De buzo profesional a buscador de tesoros, ahora su proyecto es reflotar un barco inglés cargado con oro, ya ubicado frente a Colonia, y convertirlo en parque temático.

El verano se despide con bríos en Colonia del Sacramento. Los turistas pasean por el Barrio Histórico; algunos llegan por la avenida General Flores y se asoman a las rocas sobre el Río de la Plata. Unos 350 metros más allá, bajo las aguas marrones, está el buque de guerra inglés Lord Clive. La mayoría no lo sabe y nada se divisa de los restos, pero con un poco de imaginación y el relato de Ruben Collado, buscador de tesoros, se puede ver la película de lo ocurrido otro verano, hace mucho.

Es el 6 de enero de 1763. El Lord Clive, acompañada por otras naves y portando tropas propias y también portuguesas, intenta el asalto a Colonia, en el marco de un plan de invasión al Río de la Plata. El poderoso barco, con 64 cañones, ancla en el río y prepara el ataque, todo a la vista de los aterrorizados pobladores. Pero los cañones están demasiado altos y sus balas pasan por encima de la plaza, sin causar daños. Los españoles bajan sus pequeños cañones a la playa y comienzan a disparar. Una bala, calentada al rojo, impacta en una vela e inicia el fuego. En pocos minutos el barco se incendia y naufraga. Algunos soldados y marineros intentan llegar a la costa, pero el capitán español no se confía: la mayoría son tipos rudos, reclutados a la fuerza en las tabernas y preparados para el combate con unos cuantos tragos de ron. Y ordena fusilarlos en el agua.

Los pocos que alcanzan la orilla son hechos prisioneros. Quienes parecen oficiales son torturados hasta que hablan y después ahorcados. Algunos sobrevivientes son enviados a Buenos Aires. De allí pasarán al interior, formarán familia. Y con el tiempo, algunos de sus descendientes acompañarán a San Martín en su cruce de los Andes, siempre para combatir al español.

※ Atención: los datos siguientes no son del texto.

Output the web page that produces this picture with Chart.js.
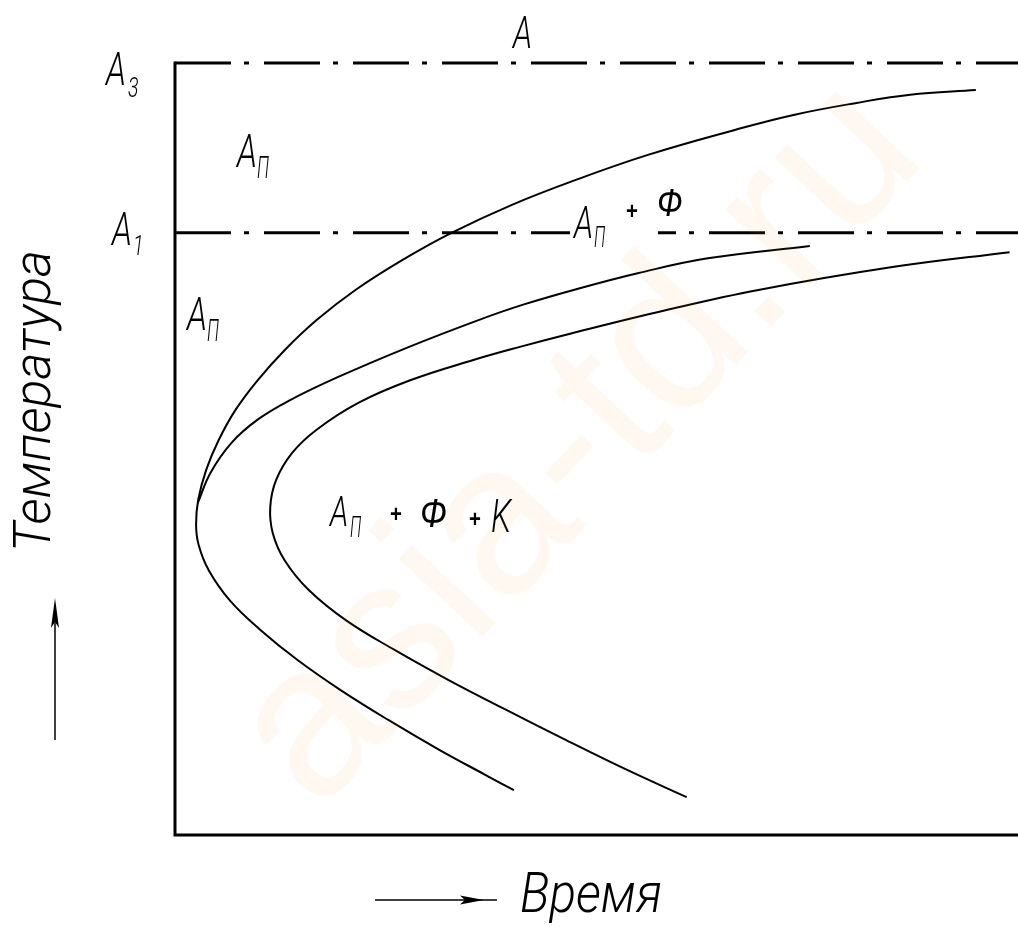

El Lord Clive traía varios arsenales, 100.000 monedas de oro para los gastos de la expedición, un cargamento de sedas y 100 mil litros de ron. Y hasta tenía el tesoro de Buenos Aires, que habían capturado días antes, cuando los españoles pretendían llevarlo a la más segura Montevideo. Para evitar el reflotamiento del barco, se arrojaron sobre el precio piedras de la vieja muralla coloniense.

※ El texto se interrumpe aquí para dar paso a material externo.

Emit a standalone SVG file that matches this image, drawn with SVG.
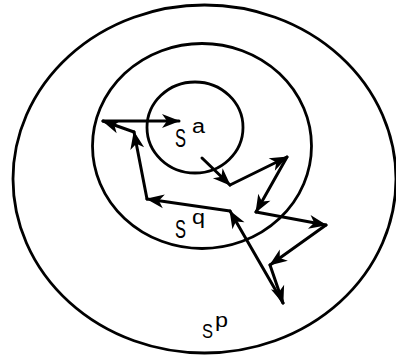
<svg xmlns="http://www.w3.org/2000/svg" width="396" height="356" viewBox="0 0 396 356">
<style>
.ring{fill:none;stroke:#000;stroke-width:2.8}
.walk line{stroke:#000;stroke-width:3;stroke-linecap:round;marker-end:url(#head)}
.lbl{font-family:"Liberation Sans","DejaVu Sans",sans-serif;fill:#000}
</style>
<defs>
<marker id="head" markerUnits="userSpaceOnUse" markerWidth="24" markerHeight="20" viewBox="-21 -10 23 20" refX="0" refY="0" orient="auto">
<path d="M1,0 L-17,-7 L-12,0 L-17,7 Z" fill="#000"/>
</marker>
</defs>
<g id="Sp">
<ellipse class="ring" cx="204.5" cy="179" rx="191.5" ry="174"/>
<text class="lbl" x="202" y="338" font-size="21" textLength="11" lengthAdjust="spacingAndGlyphs">S</text>
<text class="lbl" x="215" y="327" font-size="20" textLength="13" lengthAdjust="spacingAndGlyphs">p</text>
</g>
<g id="Sq">
<ellipse class="ring" cx="202" cy="146" rx="109.5" ry="102.5"/>
<text class="lbl" x="175" y="238" font-size="26" textLength="11" lengthAdjust="spacingAndGlyphs">S</text>
<text class="lbl" x="192" y="224" font-size="20" textLength="13" lengthAdjust="spacingAndGlyphs">q</text>
</g>
<g id="Sa">
<ellipse class="ring" cx="195" cy="127.5" rx="48" ry="45.5"/>
<text class="lbl" x="175" y="147" font-size="26" textLength="11" lengthAdjust="spacingAndGlyphs">S</text>
<text class="lbl" x="192" y="133" font-size="20" textLength="13" lengthAdjust="spacingAndGlyphs">a</text>
</g>
<g id="connectors" class="walk">
<line x1="202" y1="158" x2="230" y2="185"/>
<line x1="230" y1="185" x2="287" y2="157"/>
<line x1="287" y1="157" x2="256" y2="212"/>
<line x1="256" y1="212" x2="326" y2="225"/>
<line x1="326" y1="225" x2="270" y2="265"/>
<line x1="270" y1="265" x2="283" y2="303"/>
<line x1="283" y1="303" x2="230" y2="211"/>
<line x1="230" y1="211" x2="147" y2="199"/>
<line x1="147" y1="199" x2="134" y2="132"/>
<line x1="134" y1="132" x2="103" y2="121"/>
<line x1="103" y1="121" x2="179" y2="121"/>
</g>
</svg>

Si el proyecto de Collado llega a buen puerto, para utilizar una expresión marina, el Lord Clive emergerá de las aguas en un año para ser el centro de un parque temático. Ya se conoce su ubicación exacta e incluso los buzos extrajeron de las aguas algunos objetos, que devolvieron al lugar tras identificarlos. En pocos días, el equipo empezará a retirar las piedras que lo cubren. Desde hace seis años Collado vive en Colonia para dedicarse a este proyecto. Y se define «empresario, aventurero y corsario».

En tierra.

Muchos años antes, aunque prefiere no decir cuántos, Collado era jugador de rugby y aspirante a arquitecto en su La Plata natal. «La ciudad de las diagonales, las universidades y las revoluciones», comenta en el living de su apartamento,repleto de material de buceo y réplicas de barcos, incluso un Lord Clive de dos metros. Como el rugby le costó varias costillas rotas, pasó al boxeo. Y le llenaron la cara de dedos, según recuerda. Un día, un amigo le sugirió hacer buceo.

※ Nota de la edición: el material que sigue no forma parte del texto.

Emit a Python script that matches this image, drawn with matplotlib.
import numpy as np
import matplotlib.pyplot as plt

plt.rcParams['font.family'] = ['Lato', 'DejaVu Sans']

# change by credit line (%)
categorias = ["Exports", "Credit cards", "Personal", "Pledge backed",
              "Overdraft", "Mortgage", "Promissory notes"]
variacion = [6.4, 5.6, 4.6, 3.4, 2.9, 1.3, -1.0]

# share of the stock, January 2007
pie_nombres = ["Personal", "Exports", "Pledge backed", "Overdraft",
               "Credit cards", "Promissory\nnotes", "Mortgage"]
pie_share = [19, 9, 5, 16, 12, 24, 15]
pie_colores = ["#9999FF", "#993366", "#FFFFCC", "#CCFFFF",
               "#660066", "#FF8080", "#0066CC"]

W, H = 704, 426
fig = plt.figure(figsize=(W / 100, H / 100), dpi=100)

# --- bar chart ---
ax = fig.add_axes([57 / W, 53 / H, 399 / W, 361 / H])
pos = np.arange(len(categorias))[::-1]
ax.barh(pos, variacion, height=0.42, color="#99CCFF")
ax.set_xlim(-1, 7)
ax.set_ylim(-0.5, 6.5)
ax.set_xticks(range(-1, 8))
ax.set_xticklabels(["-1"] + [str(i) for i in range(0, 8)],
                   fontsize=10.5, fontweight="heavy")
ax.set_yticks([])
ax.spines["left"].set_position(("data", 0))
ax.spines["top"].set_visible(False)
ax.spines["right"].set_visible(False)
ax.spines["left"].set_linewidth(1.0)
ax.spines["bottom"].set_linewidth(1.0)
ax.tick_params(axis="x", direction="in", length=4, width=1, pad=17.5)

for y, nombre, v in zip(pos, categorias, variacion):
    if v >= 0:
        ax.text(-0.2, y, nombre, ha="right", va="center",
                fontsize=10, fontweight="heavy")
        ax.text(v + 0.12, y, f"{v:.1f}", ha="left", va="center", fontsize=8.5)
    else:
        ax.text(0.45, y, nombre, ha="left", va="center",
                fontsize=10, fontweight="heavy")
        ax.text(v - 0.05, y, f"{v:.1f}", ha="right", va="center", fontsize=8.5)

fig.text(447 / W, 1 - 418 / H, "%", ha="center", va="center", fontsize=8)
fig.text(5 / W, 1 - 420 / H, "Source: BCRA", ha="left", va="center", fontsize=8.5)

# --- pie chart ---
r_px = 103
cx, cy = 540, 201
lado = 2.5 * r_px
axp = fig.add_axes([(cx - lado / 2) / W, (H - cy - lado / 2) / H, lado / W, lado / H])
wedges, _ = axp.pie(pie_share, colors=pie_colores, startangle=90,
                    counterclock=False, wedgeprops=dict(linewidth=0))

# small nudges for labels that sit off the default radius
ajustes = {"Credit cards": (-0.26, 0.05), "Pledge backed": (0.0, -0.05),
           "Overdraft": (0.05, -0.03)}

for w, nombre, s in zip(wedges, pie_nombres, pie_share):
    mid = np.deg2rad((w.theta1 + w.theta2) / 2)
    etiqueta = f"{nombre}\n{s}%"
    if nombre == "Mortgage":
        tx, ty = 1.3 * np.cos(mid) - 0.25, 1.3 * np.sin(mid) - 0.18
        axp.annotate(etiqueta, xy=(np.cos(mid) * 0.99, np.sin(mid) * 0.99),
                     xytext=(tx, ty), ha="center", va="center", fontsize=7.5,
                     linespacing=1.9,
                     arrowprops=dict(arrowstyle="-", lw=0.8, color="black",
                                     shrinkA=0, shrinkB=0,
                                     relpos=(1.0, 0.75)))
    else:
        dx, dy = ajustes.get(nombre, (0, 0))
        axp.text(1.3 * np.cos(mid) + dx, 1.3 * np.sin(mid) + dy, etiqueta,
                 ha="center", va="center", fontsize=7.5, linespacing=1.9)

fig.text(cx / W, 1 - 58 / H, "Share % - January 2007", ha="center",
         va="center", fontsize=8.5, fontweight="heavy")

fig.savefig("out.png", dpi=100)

«Me inscribí en un club y me gustó. Justo se emitían dos series de televisión, Los Acuanautas e Investigador submarino. Estaba de moda y ganábamos señoritas. Y me convertí en buzo profesional. Hice toda la carrera y llegué a instructor internacional», cuenta. Dejó sus estudios y tuvo otros empleos, desde boletero en el hipódromo platense hasta encargado de relaciones públicas de Carlos Gesell, el pionero del balneario que lleva su nombre.

—Como buzo, ¿enfrentó situaciones peligrosas?

—¿Cuántas horas tiene, para que le cuente?

—Tengo que volver a Montevideo en dos horas.

—Entonces le cuento una sola. Con dos compañeros nos tiramos en una playa de la Marina en Puerto Madryn, como entrenamiento. Bajamos por una pendiente de 70 metros y luego había una playa. Salimos a nadar a unos 500 metros de la costa pero luego la marea empezó a subir. Seis, siete, diez metros. Cuando quisimos acordar estábamos aislados, con la pared de 70 metros adelante y el mar golpeando. No había manera de volver. Les dije a mis amigos que se sostuvieran de una roca mientras yo iba a buscar ayuda. Pero no podía llegar y me fui al fondo para dejarme morir. Estando abajo pensé que era una vergüenza lo que estaba haciendo. Como pude llegué a la orilla. Luego me mostraron que a poca distancia de donde estábamos había una playa segura, con niños chapoteando en la orilla. Aprendí entonces una lección: nunca salir sin conocer bien la zona.